I grab my crust and spoon a thin layer of pesto into the crust.  I grab my feta.  I think this is where things started to go terribly wrong…

 

I buy feta from Costco.  They have Valbreso feta, which is a high quality French feta.  Like all Costco food, they sell it in mass quantities.  I used to wrap the overflow in wax paper and store it in the fridge.  The feta would dry out (which was good for some recipes) but it would also go bad in less than a week.  Recently, I learned how to make brine for Feta.  Now my feta lasts s couple of weeks in brine.  The problem is that my feta is quite moist.  I dumped a bunch of moist feta on top of my oily wet pesto. 

 

When I have used tomatoes in quiche before, I would sauté them several minutes in pan with herbs.  This tends to make them release their liquid.  Today, I just sliced the tomatoes and gave them a quick squeeze over the sink, which I thought squeezed out a lot of seeds and liquid. I added more dollops of pesto and a little Parmesan on the tomatoes.  I then peeled my pepper, tearing it into moist strips that I topped my moist tomatoes with.  I think everything looks wonderful so I mix up my eggs and milk.  Dust the top of my creation with Hungarian paprika and pop it into a 375-degree F. oven. 

 

The quiche is to cook for 35 to 40 minutes.  I go to get it at 35 minutes.  Things are still wet.  Okay.  No big deal.
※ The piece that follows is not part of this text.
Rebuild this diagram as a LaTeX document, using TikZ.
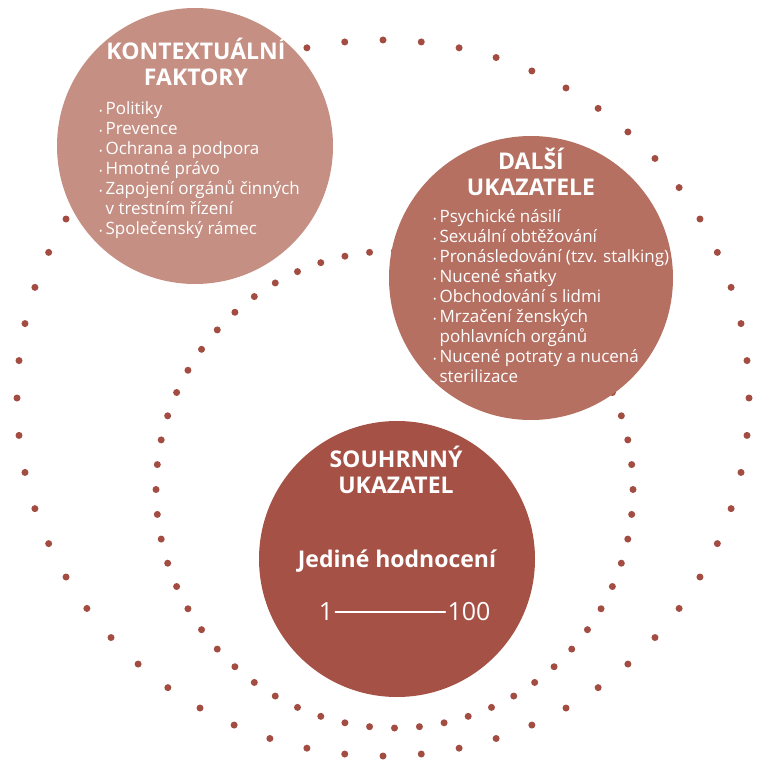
\documentclass[tikz,border=0pt]{standalone}
\usepackage{fontspec}
\setmainfont{Open Sans}
\usetikzlibrary{positioning}
\definecolor{lightrose}{HTML}{C58F83}
\definecolor{midrose}{HTML}{B57062}
\definecolor{darkrose}{HTML}{A65146}
\definecolor{dotred}{HTML}{A24C42}
\tikzset{x=1pt, y=-1pt,
  bubble/.style={circle, inner sep=0pt},
  heading/.style={text=white, font=\bfseries\fontsize{23}{26}\selectfont, align=center, anchor=base},
  items/.style={text=white, font=\fontsize{17}{20}\selectfont, align=left, anchor=base west, inner sep=0pt},
  scalenum/.style={text=white, font=\fontsize{25}{25}\selectfont, inner sep=2pt},
}
\newcommand\bul{{\fontsize{9}{9}\selectfont\textbullet}\hspace{3pt}}
\newcommand\ind{\hphantom{\bul}}

\begin{document}
\begin{tikzpicture}
  \useasboundingbox (0,0) rectangle (764,760);

  % dotted rings
  \foreach \a in {0,6,...,354}{
    \fill[dotred] (383,398) ++(\a:366 and 358) circle[radius=3.5pt];
    \fill[dotred] (394.5,489.5) ++(\a:238.5) circle[radius=3.5pt];
  }

  \node[bubble, fill=lightrose, minimum size=276pt] (kontext) at (195,146) {};
  \node[bubble, fill=midrose, minimum size=284pt] (dalsi) at (531,278) {};
  \node[bubble, fill=darkrose, minimum size=276pt] (souhrn) at (397,559) {};

  % base anchor sits on the last line
  \node[heading] (kontextT) at (196,86) {KONTEXTUÁLNÍ\\FAKTORY};
  \node[items] (kontextL) at (99,234) {\bul Politiky\\ \bul Prevence\\ \bul Ochrana a podpora\\
    \bul Hmotné právo\\ \bul Zapojení orgánů činných\\ \ind v trestním řízení\\ \bul Společenský rámec};

  \node[heading] (dalsiT) at (531,195) {DALŠÍ\\UKAZATELE};
  \node[items] (dalsiL) at (433,382) {\bul Psychické násilí\\ \bul Sexuální obtěžování\\
    \bul Pronásledování (tzv. stalking)\\ \bul Nucené sňatky\\ \bul Obchodování s lidmi\\
    \bul Mrzačení ženských\\ \ind pohlavních orgánů\\ \bul Nucené potraty a nucená\\ \ind sterilizace};

  \node[heading] (souhrnT) at (396,493) {SOUHRNNÝ\\UKAZATEL};
  \node[heading] (hodnoceni) at (397,567) {Jediné hodnocení};

  \node[scalenum] (low) at (326,612) {1};
  \node[scalenum] (high) at (469,612) {100};
  \draw[white, line width=1.5pt, line cap=round] (low) -- (high);
\end{tikzpicture}
\end{document}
This has happened before; it just needs a few more minutes.  I go back to check at 40 minutes.  The quiche still has the jiggles.  I give it 5 more minutes.  Looks great.  I take it out and let it cool a few minutes before we cut into it.  My boyfriend cuts into it and this perfect looking quiche that feels solid on the surface conceals a subterranean lake.  Oh no!  Lunch will be delayed.  I pop it back into the oven for 10 more minutes before I decide it’s had enough!  I’ve had enough!  My boyfriend has had enough!  We pull the quiche out of the oven and cut pieces from it.  They fall apart in a pool of soft runny custard.  The quiche tastes good; it just has a terrible, terrible consistency.  So dear reader:  no recipe for you.  Not yet anyway.  The quiche was perfect from the crust to the pesto.  It was jut the cheese layer on up that sucked.  I am sure it was a moisture thing so I will trade out the cheese, precook the tomato and maybe drain the roasted pepper after I shred it.  I will not be defeated!  The fantasy quiche will become a reality!!